The Iraq war prompted low-level meddling by Iran, Syria and other neighbors but otherwise left the surrounding region unscathed, thanks to the U.S. presence. Syria’s unchecked carnage is spilling over into Lebanon and Iraq, and it threatens U.S. allies Israel, Turkey and Jordan. Iran, Persian Gulf states and other neighbors are pouring in weapons and, in some cases, fighting units.

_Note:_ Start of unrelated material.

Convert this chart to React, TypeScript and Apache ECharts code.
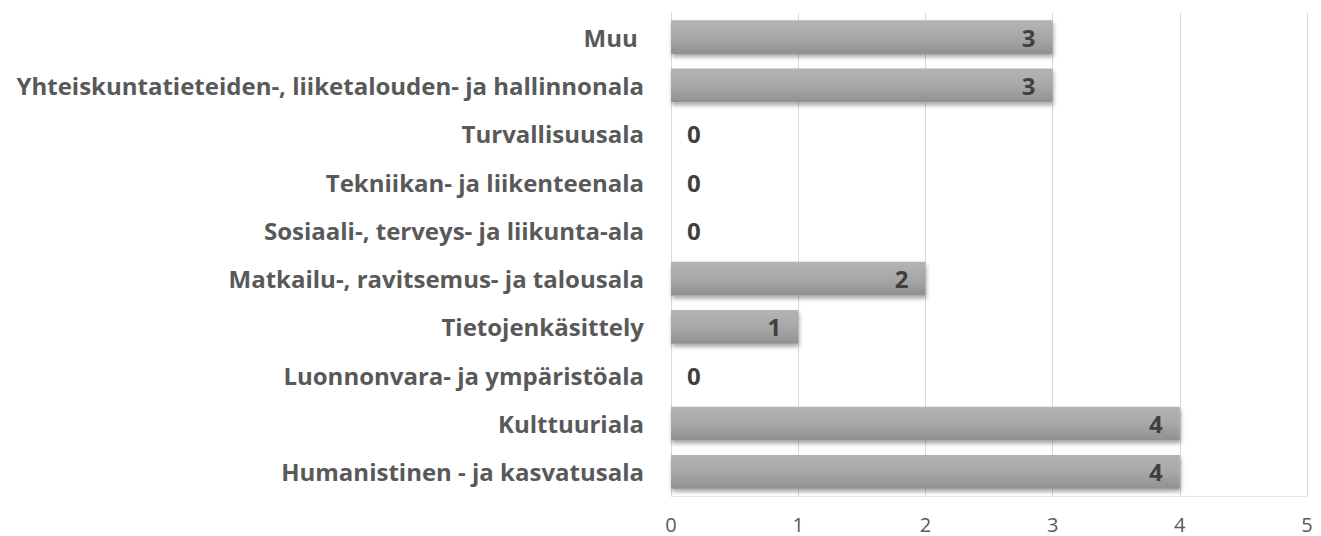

Iraq prompted a temporary souring of relations between the United States and France and Germany, and Arab Sunni monarchies never fully accepted the Shiite-led government that democracy produced. But U.S. influence in the Middle East remained strong. Now it is plummeting: Not just Britain and France but every neighbor of Syria has been shocked and awed by the failure of U.S. leadership. If it continues, Syria — not Iraq — will prove to be the turning point when America ceases to be regarded as what Bill Clinton called the
“indispensable nation.”
Does all this mean that the United States should be dispatching hundreds of thousands of troops to Syria? Of course not. The tragedy of the post-Iraq logic embraced by President Obama is that it has ruled out not just George W. Bush-style invasions but also the more modest intervention used by the Clinton administration to prevent humanitarian catastrophes and protect U.S. interests in the 1990s. As in the Balkans — or Libya — the limited use of U.S. airpower and collaboration with forces on the ground could have quickly put an end to the Assad regime 18 months ago, preventing 60,000 deaths and rise of al-Qaeda. It could still save the larger region from ruin.